# Code that draws figures:

===

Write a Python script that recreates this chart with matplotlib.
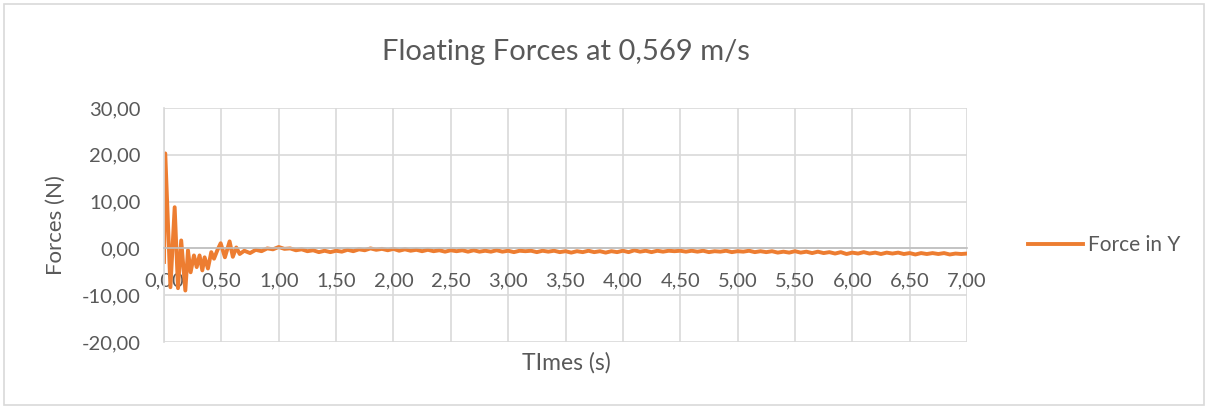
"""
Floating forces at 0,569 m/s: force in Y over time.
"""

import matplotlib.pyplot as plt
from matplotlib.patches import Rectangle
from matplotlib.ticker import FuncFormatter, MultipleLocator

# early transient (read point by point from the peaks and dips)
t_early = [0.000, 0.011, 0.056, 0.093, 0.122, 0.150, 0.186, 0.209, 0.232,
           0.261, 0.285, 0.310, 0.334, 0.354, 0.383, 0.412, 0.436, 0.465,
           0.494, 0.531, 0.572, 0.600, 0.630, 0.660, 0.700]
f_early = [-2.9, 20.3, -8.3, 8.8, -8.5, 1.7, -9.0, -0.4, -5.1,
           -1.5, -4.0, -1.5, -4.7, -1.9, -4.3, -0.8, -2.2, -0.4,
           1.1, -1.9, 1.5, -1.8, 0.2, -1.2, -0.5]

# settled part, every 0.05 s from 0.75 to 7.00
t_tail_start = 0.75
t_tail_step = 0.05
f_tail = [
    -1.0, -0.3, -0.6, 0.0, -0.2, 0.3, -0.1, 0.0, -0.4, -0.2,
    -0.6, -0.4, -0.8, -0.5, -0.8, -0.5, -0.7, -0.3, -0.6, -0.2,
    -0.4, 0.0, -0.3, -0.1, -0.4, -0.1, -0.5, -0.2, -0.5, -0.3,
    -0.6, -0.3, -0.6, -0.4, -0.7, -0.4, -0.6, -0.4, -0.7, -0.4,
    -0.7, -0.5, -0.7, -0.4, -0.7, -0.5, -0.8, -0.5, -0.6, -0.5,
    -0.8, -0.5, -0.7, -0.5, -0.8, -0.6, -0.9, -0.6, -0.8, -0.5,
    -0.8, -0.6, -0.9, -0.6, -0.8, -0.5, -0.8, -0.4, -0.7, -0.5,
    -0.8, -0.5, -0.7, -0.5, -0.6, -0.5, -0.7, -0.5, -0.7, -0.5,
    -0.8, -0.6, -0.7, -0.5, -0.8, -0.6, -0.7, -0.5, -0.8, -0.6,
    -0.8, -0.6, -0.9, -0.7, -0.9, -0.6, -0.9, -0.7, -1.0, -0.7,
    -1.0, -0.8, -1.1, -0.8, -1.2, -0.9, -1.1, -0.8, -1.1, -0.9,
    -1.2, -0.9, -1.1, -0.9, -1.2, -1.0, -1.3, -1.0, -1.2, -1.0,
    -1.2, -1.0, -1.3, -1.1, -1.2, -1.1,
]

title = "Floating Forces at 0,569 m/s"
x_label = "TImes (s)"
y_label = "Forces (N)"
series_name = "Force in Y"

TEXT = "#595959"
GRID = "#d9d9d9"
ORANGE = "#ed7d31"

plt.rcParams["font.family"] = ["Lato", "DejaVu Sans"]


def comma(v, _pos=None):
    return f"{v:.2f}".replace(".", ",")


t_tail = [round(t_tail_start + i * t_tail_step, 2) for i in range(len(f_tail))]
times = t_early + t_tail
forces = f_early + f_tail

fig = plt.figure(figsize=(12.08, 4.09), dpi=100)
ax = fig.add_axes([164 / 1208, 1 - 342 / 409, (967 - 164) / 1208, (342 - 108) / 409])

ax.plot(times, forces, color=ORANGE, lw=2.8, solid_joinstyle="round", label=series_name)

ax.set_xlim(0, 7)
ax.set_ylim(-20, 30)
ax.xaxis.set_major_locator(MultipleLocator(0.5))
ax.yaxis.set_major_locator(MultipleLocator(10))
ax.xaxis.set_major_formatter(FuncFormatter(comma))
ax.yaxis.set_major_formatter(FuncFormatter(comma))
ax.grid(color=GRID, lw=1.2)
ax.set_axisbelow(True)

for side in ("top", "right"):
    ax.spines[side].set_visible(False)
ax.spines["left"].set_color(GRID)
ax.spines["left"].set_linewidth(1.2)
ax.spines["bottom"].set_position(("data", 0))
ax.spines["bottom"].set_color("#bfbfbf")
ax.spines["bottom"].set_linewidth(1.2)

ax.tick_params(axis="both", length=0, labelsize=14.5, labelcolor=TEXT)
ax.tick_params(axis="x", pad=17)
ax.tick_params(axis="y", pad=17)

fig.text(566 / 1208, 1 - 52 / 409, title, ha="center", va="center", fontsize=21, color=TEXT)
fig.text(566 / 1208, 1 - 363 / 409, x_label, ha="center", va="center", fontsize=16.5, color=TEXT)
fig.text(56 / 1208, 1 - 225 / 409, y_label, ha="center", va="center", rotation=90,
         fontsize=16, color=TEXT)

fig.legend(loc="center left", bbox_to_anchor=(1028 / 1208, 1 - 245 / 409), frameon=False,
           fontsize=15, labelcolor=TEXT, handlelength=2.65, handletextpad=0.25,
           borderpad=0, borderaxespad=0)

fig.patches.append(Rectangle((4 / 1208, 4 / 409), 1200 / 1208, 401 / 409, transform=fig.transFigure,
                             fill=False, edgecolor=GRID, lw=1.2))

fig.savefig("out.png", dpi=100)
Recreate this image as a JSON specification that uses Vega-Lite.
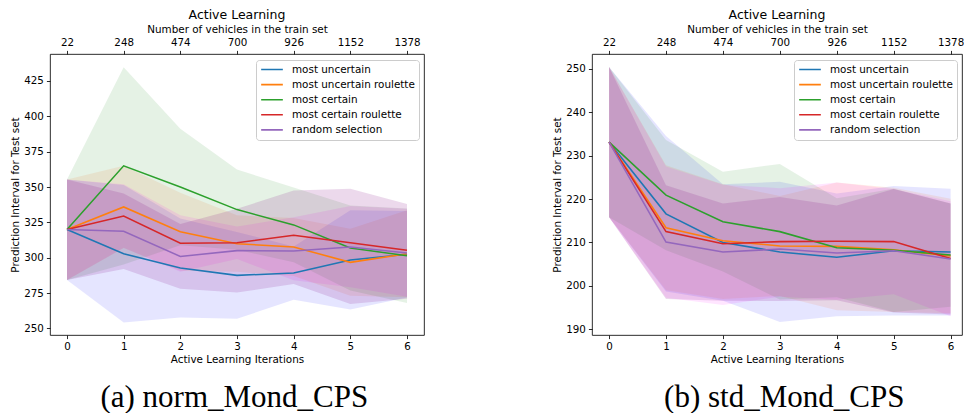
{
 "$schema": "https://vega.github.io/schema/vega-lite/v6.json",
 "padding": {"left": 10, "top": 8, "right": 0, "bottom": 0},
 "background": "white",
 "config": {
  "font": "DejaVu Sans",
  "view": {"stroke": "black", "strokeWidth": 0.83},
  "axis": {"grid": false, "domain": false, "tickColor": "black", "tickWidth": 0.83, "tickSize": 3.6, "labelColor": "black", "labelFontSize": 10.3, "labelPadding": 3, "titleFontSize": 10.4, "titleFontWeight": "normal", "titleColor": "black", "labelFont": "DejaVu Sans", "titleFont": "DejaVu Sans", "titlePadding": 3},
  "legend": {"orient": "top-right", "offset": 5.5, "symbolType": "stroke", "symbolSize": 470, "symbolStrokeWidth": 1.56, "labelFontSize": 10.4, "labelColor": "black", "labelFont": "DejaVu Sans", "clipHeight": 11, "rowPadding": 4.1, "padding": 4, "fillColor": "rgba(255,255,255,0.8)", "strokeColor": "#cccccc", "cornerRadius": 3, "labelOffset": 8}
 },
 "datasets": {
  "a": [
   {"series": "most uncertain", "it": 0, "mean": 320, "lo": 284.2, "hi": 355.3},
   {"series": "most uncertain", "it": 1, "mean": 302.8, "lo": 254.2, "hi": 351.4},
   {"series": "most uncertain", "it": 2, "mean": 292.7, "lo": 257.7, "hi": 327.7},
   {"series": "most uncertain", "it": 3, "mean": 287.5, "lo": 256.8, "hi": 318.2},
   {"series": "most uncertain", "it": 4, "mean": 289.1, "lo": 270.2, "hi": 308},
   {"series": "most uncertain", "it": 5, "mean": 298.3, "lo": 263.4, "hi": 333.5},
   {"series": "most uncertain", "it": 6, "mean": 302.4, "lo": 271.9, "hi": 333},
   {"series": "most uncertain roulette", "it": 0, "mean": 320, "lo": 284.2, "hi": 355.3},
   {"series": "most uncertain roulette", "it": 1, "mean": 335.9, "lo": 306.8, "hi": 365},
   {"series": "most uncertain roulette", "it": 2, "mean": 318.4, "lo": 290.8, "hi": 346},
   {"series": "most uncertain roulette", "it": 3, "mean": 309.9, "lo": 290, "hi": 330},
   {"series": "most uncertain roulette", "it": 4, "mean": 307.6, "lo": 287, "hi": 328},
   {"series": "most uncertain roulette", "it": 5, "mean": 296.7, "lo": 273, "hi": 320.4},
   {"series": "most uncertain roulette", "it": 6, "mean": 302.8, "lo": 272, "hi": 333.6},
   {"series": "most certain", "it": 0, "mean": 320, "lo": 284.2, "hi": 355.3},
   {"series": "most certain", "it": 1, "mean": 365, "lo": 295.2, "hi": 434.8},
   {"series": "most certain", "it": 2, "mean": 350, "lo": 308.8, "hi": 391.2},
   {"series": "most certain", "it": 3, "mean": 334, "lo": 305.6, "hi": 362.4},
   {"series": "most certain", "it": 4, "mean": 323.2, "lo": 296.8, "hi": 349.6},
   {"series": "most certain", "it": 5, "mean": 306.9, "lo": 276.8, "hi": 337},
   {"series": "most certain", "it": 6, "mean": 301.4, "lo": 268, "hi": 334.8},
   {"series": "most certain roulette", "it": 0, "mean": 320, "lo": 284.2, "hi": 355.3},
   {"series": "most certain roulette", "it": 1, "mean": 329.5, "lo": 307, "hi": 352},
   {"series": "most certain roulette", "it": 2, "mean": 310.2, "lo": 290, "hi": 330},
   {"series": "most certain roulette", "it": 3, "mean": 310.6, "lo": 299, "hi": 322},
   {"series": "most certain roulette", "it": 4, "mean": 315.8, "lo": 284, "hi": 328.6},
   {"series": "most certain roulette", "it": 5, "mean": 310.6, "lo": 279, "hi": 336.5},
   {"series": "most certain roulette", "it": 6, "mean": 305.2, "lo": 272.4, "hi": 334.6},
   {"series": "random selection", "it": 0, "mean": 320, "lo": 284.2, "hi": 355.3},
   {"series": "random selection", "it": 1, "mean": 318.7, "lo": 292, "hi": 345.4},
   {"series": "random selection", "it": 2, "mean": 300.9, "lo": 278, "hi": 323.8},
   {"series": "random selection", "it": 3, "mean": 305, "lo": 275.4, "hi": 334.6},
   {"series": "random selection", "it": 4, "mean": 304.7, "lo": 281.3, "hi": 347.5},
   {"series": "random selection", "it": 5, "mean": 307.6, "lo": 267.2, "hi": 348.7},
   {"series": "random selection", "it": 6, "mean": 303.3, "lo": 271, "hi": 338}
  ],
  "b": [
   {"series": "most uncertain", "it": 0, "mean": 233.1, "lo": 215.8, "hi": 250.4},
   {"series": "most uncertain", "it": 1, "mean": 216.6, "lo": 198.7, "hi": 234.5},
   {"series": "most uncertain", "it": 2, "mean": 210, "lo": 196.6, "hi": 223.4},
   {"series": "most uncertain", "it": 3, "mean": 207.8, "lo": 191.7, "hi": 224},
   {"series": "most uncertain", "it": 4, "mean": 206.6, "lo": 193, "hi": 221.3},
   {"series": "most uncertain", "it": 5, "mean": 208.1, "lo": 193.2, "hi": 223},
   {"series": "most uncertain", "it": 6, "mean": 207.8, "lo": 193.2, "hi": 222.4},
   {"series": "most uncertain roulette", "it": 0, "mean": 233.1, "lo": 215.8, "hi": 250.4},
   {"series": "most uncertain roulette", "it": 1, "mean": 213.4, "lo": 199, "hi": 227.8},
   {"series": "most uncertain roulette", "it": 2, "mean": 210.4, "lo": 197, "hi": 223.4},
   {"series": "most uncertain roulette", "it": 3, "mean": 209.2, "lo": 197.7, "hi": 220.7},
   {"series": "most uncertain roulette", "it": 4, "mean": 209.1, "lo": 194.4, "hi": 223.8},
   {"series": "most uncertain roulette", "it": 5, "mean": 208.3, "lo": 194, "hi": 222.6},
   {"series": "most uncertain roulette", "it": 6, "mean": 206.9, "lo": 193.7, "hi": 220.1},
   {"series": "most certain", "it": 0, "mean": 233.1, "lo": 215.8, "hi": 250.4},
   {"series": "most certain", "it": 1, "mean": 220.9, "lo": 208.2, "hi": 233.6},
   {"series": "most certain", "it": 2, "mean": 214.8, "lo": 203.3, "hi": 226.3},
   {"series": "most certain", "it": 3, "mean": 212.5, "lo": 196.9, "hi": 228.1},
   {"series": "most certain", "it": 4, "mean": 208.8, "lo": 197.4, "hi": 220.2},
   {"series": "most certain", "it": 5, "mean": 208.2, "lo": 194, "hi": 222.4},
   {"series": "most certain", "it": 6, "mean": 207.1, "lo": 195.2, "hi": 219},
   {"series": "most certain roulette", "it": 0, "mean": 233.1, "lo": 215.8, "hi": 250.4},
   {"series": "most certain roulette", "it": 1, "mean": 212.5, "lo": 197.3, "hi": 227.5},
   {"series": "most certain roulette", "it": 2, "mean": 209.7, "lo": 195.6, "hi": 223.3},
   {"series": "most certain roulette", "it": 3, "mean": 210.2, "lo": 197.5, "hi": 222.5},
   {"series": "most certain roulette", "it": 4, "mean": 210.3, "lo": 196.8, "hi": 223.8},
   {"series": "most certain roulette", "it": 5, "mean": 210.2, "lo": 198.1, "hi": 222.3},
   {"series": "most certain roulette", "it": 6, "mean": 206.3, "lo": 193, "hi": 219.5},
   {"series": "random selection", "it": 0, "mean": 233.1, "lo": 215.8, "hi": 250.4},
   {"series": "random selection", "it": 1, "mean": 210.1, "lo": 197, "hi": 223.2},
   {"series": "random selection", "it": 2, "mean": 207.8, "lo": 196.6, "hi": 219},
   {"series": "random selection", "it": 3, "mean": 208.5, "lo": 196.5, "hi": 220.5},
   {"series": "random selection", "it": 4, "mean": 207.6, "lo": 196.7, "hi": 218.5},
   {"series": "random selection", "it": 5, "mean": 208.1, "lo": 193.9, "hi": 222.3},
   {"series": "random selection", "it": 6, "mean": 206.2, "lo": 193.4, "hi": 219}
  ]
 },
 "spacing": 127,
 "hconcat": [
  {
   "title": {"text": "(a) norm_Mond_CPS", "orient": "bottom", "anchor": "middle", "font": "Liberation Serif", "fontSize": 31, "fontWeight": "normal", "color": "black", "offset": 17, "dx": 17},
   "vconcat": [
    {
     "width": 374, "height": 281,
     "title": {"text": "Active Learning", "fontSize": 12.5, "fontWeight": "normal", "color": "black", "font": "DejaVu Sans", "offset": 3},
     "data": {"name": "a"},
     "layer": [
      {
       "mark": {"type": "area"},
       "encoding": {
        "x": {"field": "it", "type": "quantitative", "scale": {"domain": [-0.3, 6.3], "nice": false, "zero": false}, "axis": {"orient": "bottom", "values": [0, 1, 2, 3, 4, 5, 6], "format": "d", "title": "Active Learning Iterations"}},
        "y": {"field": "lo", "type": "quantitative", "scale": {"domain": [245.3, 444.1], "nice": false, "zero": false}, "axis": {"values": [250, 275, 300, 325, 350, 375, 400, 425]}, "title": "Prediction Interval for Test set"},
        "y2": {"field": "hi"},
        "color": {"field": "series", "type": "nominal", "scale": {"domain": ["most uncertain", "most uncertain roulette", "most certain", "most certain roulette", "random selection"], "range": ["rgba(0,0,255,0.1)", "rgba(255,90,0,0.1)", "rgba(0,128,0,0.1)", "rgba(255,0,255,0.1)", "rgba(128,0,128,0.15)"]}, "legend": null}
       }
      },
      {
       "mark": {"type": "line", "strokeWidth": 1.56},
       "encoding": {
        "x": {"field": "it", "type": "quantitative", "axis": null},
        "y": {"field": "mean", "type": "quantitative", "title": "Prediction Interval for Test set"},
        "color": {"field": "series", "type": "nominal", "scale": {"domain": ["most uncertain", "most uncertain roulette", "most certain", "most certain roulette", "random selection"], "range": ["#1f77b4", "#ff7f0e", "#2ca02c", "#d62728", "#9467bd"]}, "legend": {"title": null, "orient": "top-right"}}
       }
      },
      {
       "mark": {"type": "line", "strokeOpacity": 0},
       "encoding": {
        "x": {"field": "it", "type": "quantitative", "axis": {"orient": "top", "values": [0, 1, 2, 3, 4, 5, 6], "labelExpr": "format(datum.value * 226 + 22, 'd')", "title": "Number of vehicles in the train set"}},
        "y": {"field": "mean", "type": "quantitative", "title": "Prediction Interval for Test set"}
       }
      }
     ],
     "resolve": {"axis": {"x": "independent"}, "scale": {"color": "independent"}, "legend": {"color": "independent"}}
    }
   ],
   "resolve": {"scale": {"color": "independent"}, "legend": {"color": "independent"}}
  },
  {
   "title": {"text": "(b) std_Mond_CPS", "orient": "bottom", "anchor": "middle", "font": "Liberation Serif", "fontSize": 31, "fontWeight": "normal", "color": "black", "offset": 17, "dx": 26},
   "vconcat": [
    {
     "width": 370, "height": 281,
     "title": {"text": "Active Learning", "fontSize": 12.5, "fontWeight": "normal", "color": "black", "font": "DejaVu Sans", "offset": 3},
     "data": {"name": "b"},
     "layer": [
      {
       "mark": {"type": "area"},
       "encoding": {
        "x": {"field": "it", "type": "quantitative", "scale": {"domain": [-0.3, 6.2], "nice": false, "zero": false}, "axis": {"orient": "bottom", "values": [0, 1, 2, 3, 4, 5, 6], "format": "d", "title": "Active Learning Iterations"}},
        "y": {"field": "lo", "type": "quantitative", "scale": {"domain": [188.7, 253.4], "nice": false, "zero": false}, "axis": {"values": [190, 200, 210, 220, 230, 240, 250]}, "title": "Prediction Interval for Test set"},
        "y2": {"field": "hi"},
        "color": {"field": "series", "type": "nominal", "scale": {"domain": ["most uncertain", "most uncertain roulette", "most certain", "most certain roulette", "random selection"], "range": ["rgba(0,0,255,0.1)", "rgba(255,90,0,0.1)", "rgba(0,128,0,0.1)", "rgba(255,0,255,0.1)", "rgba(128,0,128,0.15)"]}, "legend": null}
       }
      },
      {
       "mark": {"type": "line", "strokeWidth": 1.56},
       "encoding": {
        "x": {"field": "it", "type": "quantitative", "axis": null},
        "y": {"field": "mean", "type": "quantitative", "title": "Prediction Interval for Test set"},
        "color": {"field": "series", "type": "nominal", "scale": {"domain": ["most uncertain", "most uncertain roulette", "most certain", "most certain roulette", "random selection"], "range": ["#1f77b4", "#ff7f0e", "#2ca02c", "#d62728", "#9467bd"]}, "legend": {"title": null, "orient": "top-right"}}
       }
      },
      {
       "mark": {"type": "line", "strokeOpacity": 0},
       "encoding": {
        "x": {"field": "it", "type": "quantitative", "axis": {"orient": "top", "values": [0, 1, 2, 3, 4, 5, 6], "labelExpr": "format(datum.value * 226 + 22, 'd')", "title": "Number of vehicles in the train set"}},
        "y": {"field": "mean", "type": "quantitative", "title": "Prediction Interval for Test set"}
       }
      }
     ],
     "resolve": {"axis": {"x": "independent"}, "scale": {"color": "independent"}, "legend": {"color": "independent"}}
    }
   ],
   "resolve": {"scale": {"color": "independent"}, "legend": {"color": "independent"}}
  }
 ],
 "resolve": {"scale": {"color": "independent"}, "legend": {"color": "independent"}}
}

===

# Direction:
Find the lines containing "this" and list every one of them.

# Correct result:
Write a Python script that recreates this chart with matplotlib.
Recreate this image as a JSON specification that uses Vega-Lite.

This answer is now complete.